University spokesperson Susan Rogers declined to respond Friday to the concerns listed in this letter.

But it doesn’t have to be this way. Pitt can change. Instead of keeping our greatest room locked away, inaccessible and empty, we should use it as a showpiece for the University by opening it up to the public during business hours, while still allowing it to be reserved for elite events. Let the opening of the Babcock Room represent the dismantling of Pitt’s ivory tower, and the first of many changes.

And Pitt, here’s what to do. Publish information on the Board of Trustees online: let us know who’s on each committee, how decisions are made and details about its bylines. Become transparent about what is happening to our money, including where our tuition dollars go, what we are invested in, how much Pitt spends on different events or endeavours and where donations are coming from.

And then, most importantly, give students, faculty and staff input representation on the board and in the administration.

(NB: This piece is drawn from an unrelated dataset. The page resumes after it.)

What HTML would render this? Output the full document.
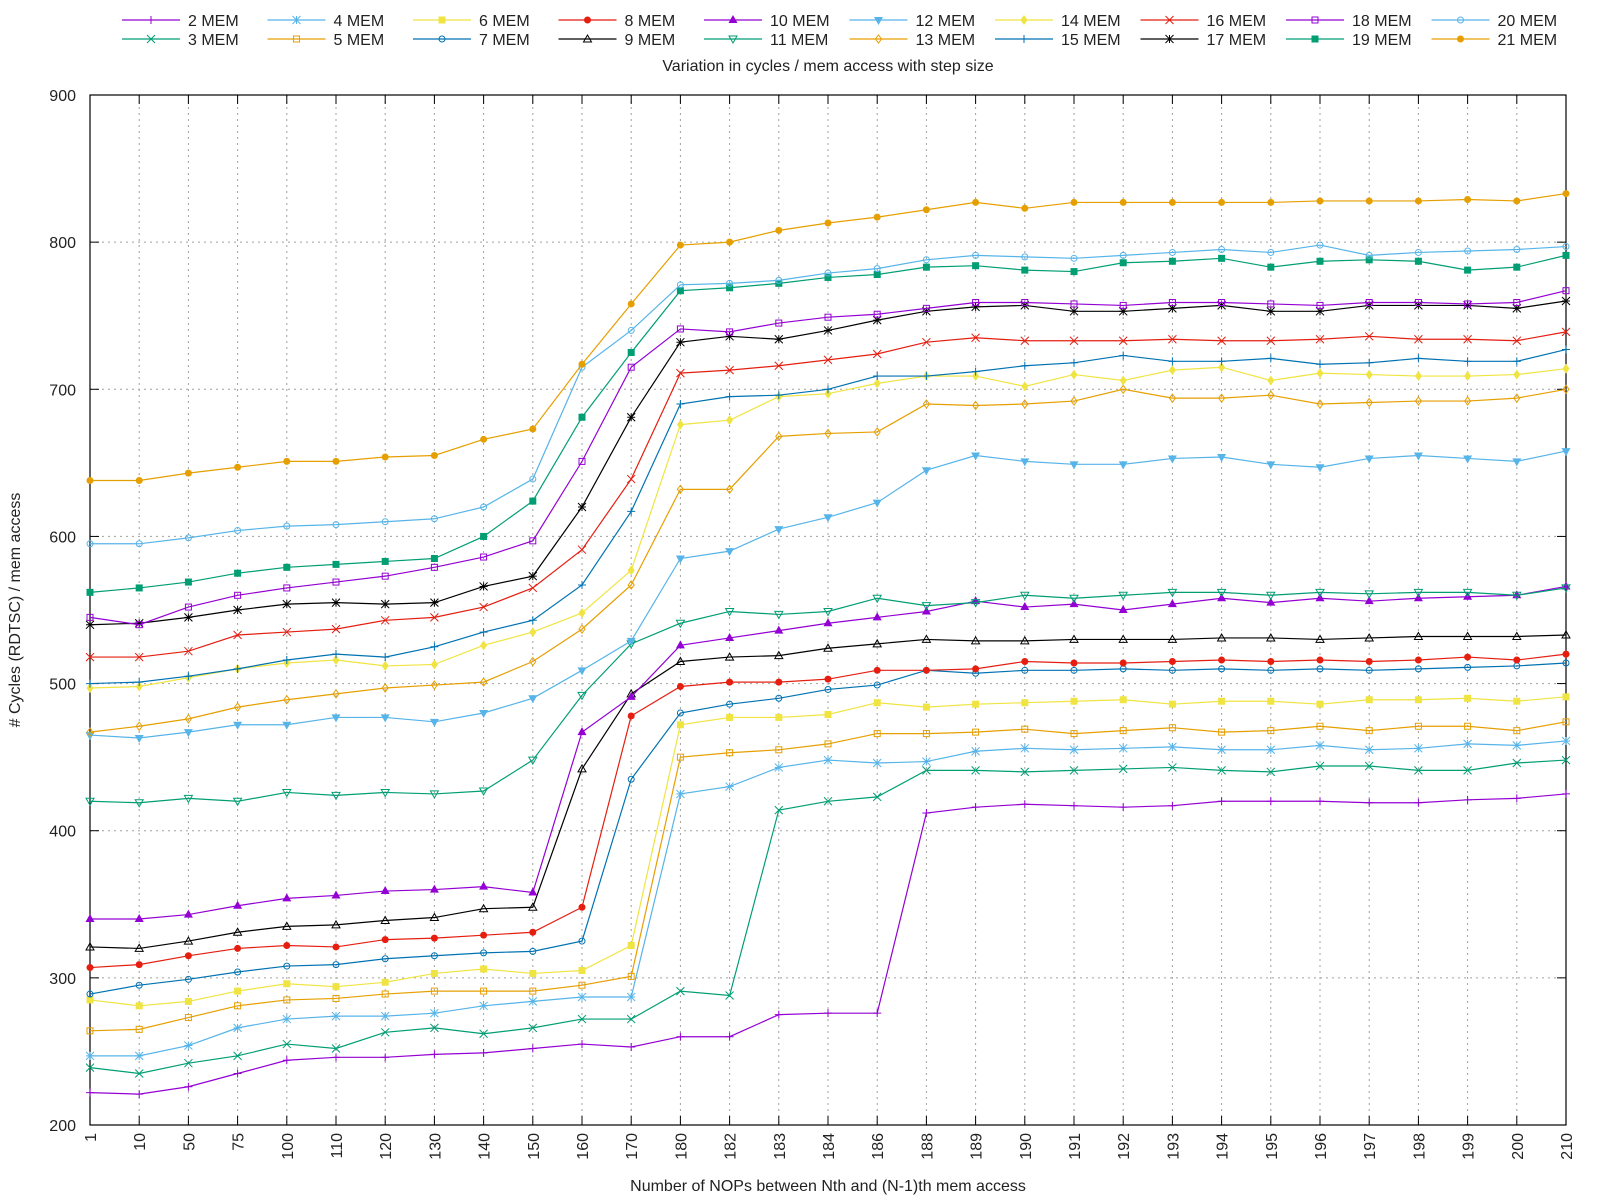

This will create a new culture where the University cares about each student and employee as much as donors and board members. A culture where Pitt operates as a University, not a capital-accumulating business in the “clutches of corporate power.”

Security has been upgraded since my twilight escapade, and now even a skilled lockpicker cannot open the doors. And four years after that illegal visit to the Babcock Room, I now say farewell to Pitt.

I leave knowing that through student power and organizing, my alma mater will someday hopefully stop investing in locks and start opening doors instead.

This piece is an op-ed submitted by Sage Lincoln, a senior at the University of Pittsburgh. Write to Sage at sml99@pitt.edu. 

 

Editor’s note: A previous version of this story stated that the Babcock Room is locked by the Chancellor, when a vice chancellor is the one who oversees the room. The story has been updated to reflect this. The Pitt News regrets this error.